Je sais que ce mot, nous n’avons le droit de l’employer qu’avec parcimonie ; qu’on ne doit jamais en abuser, et que tout blogueur “littéraire” qui se respecte ne peut se sentir autorisé à l’écrire qu’après y avoir mûrement réfléchi : je viens de lire un chef-d’oeuvre. Un vrai, grand, sublime chef-d’œuvre.

Il s’agit de Terre des oublis, de l’écrivain vietnamienne Duong Thu Huong, un pavé publié dans la ravissante édition de Sabine Wespieser, en 2006. L’histoire d’un homme, Bôn, qui revient de quatorze années de guerre du Vietnam, et que l’on croyait mort. Il n’a tenu à travers toutes ces épreuves que pour le bonheur de retrouver sa femme, la belle Miên. Mais celle-ci est mariée à l’homme parfait, Hoan, un riche planteur, et vit le grand amour. Par honneur, par dévouement, et par peur de la rumeur populaire, Miên se rend à Bôn et l’enfer commence. Iseult abandonne Tristan à son sort.

A partir de ce postulat très simple, et cependant absurde, voire révoltant (briser de ses propres mains sa plus grande histoire d’amour) Duong Thu Huong crée une histoire à trois voix, alternant des passages descriptifs d’une éblouissante sensualité - où la nature de la jungle et de la montagne se mêle à l’animalité de l’homme - et des pensées intérieures,  murmure continuel de l’âme humaine. Une plume au parfum délicat du thé au jasmin qu’aime tant boire Miên, l’héroïne du roman.

Mais le talent de l’auteur ne s’arrête pas à cette écriture ciselée : la structure du récit est extrêmement construite, faisant de cette histoire toute intérieure et émotionnelle un roman véritablement palpitant où rien n’est prévisible.

C’est aussi un document puissamment émouvant sur les blessures de l’âme laissée par les années de guerre. Bôn, le premier mari, ancien soldat, n’a connu que la vie d’un combattant ; incapable de se réadapter à une vie en société et de prendre son destin en main, il glisse doucement vers la folie. Mais cela, Duong Thu Huong ne l’assène jamais.

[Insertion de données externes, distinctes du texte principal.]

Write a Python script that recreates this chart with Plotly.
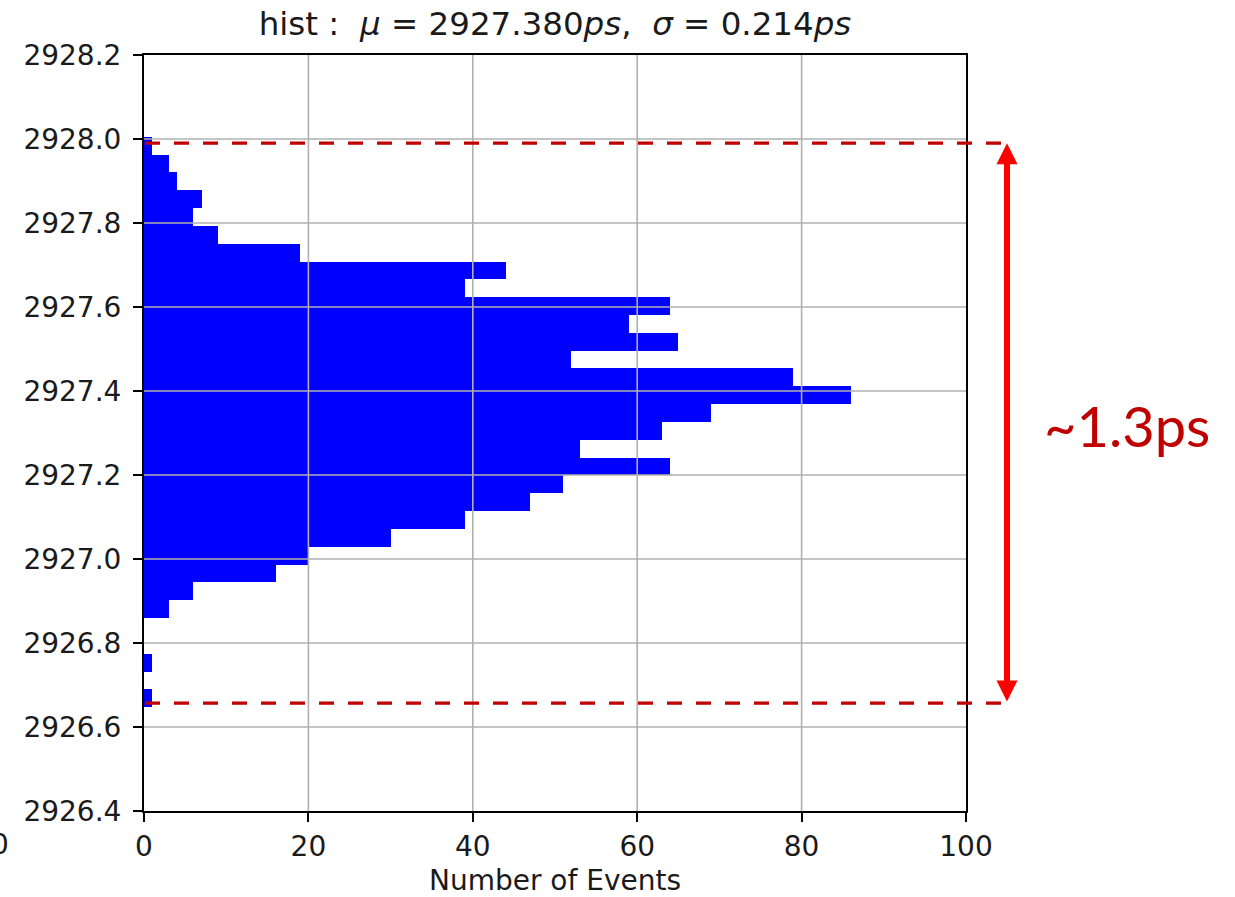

C’est par l’identification à ce personnage pourri de malchance que nous comprenons, petit à petit, combien l’horreur des combats a détruit cet homme et l’a laissé indigne de vivre parmi ses semblables.

Sans jugement sur ses personnages, sans brusquerie, Duong Thu Huong nous entraîne par le bout du coeur dans la jungle touffue et terrifiante des sentiments amoureux. Et me laisse pantoise, haletante, assoiffée d’autres lectures de sa plume (pourtant, Terre des oublis est un sacré pavé). Un chef-d’oeuvre, je vous dis!